§ **Directions**: Please return exactly the run of lines that begins with the line containing "Reproduce this chart with Plotly." and ends with the line containing "84, 69, 61]", pictures excluded.

§ **Stored records**:
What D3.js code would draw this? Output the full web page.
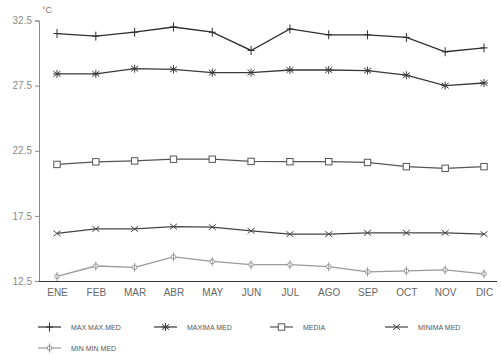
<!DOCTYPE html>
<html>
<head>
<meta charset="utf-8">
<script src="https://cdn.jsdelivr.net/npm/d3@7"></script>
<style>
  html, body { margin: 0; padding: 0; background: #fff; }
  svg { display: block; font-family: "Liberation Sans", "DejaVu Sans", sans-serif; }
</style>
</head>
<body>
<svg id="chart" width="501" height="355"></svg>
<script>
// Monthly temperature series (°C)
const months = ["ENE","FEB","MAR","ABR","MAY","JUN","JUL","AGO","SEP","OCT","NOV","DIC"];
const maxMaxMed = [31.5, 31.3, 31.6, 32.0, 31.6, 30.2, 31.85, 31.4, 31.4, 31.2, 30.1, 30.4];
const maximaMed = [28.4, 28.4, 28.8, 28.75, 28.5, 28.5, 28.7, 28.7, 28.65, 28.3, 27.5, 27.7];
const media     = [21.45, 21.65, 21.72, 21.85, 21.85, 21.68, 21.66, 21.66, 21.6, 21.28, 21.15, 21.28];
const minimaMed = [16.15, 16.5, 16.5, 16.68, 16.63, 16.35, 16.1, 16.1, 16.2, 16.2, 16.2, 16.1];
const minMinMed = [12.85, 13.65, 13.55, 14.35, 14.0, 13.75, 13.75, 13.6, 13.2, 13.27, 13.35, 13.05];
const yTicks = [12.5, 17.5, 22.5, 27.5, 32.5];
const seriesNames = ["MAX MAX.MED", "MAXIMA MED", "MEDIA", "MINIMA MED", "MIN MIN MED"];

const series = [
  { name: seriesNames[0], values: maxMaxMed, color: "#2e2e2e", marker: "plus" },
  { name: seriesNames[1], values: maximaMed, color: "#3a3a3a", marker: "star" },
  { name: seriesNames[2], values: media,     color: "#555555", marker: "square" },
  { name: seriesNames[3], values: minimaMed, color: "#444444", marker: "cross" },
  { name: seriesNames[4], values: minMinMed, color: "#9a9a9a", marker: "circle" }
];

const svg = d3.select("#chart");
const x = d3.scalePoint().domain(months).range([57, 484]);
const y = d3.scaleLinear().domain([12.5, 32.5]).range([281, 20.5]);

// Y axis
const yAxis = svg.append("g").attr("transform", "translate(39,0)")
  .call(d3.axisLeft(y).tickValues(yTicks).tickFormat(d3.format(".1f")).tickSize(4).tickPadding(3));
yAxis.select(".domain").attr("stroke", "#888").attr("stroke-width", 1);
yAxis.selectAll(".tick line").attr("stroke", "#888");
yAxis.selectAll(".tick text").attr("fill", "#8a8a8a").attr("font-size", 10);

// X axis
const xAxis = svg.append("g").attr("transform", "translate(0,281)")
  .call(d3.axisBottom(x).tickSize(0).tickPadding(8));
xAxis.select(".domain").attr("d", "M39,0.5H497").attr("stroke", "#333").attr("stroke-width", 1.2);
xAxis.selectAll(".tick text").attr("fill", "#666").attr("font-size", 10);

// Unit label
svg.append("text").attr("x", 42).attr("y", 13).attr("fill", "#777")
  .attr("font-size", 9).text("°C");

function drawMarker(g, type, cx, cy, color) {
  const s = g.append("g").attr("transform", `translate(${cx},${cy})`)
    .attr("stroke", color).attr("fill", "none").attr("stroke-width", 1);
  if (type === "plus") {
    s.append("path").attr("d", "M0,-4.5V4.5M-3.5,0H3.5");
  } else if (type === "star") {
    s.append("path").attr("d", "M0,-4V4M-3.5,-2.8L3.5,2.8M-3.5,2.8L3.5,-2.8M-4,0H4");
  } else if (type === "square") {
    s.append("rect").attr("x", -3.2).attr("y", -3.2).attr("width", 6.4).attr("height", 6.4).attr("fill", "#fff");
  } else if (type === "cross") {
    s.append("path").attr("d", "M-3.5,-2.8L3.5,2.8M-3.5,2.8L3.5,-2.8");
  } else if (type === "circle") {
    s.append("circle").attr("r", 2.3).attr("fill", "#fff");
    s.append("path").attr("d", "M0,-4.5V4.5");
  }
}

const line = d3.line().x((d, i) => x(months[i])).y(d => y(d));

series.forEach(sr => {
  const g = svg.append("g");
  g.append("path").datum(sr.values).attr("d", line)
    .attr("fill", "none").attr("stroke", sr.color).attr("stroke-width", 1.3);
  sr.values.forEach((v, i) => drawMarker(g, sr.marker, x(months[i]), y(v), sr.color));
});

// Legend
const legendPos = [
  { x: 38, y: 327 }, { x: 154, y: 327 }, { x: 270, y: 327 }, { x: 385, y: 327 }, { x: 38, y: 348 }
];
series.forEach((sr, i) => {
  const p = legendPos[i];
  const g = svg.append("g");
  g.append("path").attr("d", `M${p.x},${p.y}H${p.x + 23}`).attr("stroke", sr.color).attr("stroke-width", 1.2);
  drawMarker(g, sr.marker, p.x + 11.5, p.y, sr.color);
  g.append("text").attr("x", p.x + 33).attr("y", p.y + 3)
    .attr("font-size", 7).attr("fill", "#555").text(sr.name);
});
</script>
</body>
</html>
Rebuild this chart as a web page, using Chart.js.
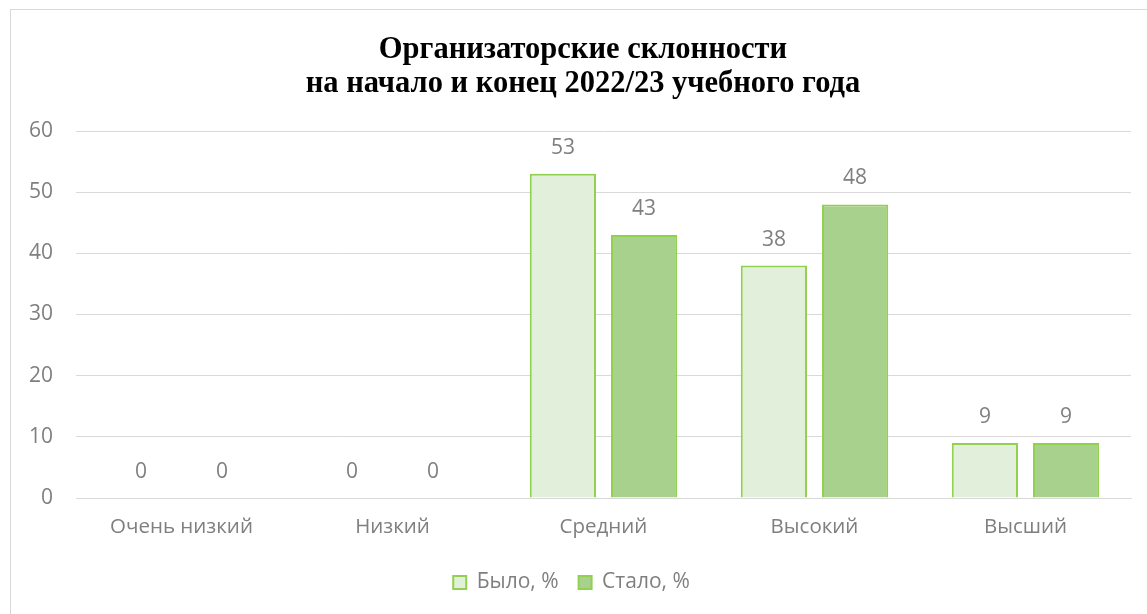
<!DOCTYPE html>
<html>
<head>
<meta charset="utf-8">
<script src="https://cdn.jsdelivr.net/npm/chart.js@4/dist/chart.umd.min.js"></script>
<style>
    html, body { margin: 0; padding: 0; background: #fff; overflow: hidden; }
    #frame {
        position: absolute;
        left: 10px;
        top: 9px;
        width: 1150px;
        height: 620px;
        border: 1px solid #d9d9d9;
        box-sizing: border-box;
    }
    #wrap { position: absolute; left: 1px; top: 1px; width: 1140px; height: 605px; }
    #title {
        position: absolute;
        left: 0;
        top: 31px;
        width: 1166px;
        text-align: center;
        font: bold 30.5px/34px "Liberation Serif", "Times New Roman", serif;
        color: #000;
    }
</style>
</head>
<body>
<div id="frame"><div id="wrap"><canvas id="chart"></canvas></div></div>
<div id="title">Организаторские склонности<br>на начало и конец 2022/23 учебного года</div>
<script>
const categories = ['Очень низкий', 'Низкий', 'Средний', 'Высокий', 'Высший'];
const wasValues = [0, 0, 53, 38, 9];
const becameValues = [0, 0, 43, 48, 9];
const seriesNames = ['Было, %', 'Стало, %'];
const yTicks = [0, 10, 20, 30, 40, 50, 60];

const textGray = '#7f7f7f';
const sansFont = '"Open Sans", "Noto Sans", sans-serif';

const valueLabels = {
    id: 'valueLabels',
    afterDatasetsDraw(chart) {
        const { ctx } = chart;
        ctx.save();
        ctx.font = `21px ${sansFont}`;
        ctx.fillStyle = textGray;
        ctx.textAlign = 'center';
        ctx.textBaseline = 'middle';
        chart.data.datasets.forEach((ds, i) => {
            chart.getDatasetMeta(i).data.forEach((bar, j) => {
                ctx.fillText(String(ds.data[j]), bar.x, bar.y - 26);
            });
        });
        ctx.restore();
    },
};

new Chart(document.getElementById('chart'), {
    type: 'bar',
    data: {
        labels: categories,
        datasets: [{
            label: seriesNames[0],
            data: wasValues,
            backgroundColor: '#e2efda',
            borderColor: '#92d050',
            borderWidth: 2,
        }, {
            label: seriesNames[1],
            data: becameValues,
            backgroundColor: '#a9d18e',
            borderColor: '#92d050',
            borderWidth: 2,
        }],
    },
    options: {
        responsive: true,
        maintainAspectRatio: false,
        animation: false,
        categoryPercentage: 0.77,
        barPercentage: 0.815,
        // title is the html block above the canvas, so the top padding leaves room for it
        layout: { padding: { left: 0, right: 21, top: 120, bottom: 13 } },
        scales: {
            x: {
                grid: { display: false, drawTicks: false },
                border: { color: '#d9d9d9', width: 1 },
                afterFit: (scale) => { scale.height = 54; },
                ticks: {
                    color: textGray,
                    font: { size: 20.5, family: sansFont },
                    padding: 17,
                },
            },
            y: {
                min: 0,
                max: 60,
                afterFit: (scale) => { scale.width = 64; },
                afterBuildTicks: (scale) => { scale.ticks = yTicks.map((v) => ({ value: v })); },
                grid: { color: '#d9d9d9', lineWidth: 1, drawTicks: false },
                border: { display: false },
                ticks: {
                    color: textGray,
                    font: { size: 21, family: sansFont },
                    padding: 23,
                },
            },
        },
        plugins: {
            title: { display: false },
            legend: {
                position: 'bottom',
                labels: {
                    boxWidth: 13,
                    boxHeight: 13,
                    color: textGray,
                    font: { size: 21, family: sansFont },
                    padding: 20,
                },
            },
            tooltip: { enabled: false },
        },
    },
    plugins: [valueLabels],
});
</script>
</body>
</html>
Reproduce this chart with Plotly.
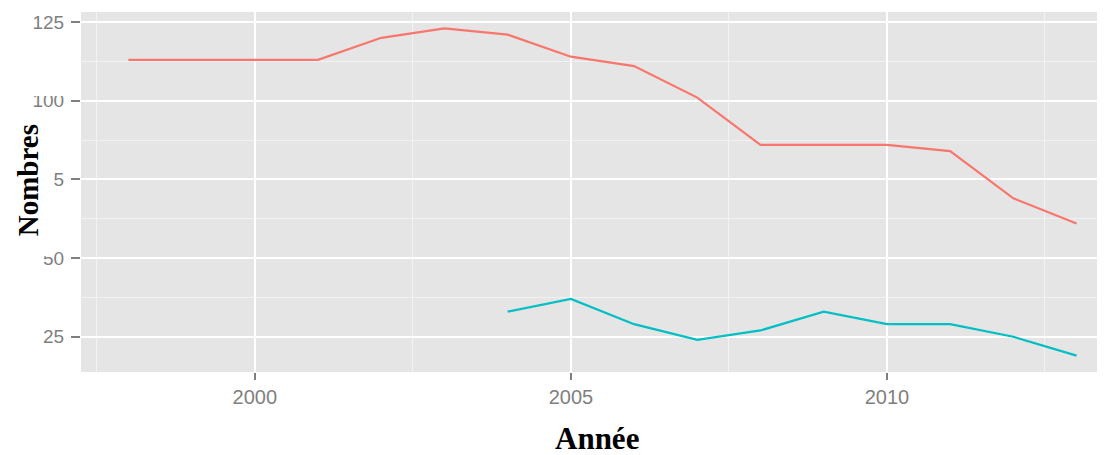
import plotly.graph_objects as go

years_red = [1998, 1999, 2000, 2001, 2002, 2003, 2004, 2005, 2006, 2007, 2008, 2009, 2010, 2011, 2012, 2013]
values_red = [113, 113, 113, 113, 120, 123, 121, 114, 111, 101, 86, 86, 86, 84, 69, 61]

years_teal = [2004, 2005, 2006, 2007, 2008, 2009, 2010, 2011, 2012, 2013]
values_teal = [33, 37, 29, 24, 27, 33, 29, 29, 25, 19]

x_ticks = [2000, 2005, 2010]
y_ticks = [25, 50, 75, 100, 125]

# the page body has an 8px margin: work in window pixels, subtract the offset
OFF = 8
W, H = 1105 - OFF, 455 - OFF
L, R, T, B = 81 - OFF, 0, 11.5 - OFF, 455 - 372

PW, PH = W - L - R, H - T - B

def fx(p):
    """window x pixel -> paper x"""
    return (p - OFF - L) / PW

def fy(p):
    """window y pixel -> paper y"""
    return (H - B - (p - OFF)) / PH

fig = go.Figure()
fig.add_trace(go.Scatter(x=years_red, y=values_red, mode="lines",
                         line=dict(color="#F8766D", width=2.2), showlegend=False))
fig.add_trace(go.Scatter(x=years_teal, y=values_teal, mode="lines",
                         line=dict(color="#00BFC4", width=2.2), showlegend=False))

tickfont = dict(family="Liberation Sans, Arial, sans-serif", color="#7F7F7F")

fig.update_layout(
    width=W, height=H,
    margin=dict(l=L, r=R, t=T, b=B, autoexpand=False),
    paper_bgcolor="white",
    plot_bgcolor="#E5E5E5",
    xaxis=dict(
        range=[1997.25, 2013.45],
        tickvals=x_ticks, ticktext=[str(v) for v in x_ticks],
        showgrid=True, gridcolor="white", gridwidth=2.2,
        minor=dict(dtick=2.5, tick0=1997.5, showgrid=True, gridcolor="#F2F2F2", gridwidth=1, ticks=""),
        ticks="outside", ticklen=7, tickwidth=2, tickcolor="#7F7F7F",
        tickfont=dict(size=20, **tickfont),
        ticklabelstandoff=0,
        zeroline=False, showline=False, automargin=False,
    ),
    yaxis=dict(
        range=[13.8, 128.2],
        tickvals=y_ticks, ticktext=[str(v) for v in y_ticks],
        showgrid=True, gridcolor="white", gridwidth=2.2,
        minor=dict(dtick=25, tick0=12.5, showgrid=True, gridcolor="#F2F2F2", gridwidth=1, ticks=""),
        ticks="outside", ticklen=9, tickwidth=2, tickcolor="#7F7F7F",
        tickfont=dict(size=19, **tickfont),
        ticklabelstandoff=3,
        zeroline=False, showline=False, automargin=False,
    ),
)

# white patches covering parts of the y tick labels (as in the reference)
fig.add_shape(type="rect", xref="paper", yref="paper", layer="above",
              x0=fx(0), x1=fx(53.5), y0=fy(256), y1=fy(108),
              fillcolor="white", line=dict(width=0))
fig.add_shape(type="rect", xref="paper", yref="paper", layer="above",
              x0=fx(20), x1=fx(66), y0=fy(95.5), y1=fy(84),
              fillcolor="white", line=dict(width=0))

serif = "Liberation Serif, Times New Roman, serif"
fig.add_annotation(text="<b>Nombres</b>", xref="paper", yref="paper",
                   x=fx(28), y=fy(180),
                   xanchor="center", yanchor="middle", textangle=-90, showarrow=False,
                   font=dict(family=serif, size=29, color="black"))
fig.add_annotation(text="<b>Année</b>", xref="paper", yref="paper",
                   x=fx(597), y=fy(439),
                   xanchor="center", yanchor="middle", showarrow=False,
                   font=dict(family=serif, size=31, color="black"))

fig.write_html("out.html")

§ **Output**:
Reproduce this chart with Plotly.
import plotly.graph_objects as go

years_red = [1998, 1999, 2000, 2001, 2002, 2003, 2004, 2005, 2006, 2007, 2008, 2009, 2010, 2011, 2012, 2013]
values_red = [113, 113, 113, 113, 120, 123, 121, 114, 111, 101, 86, 86, 86, 84, 69, 61]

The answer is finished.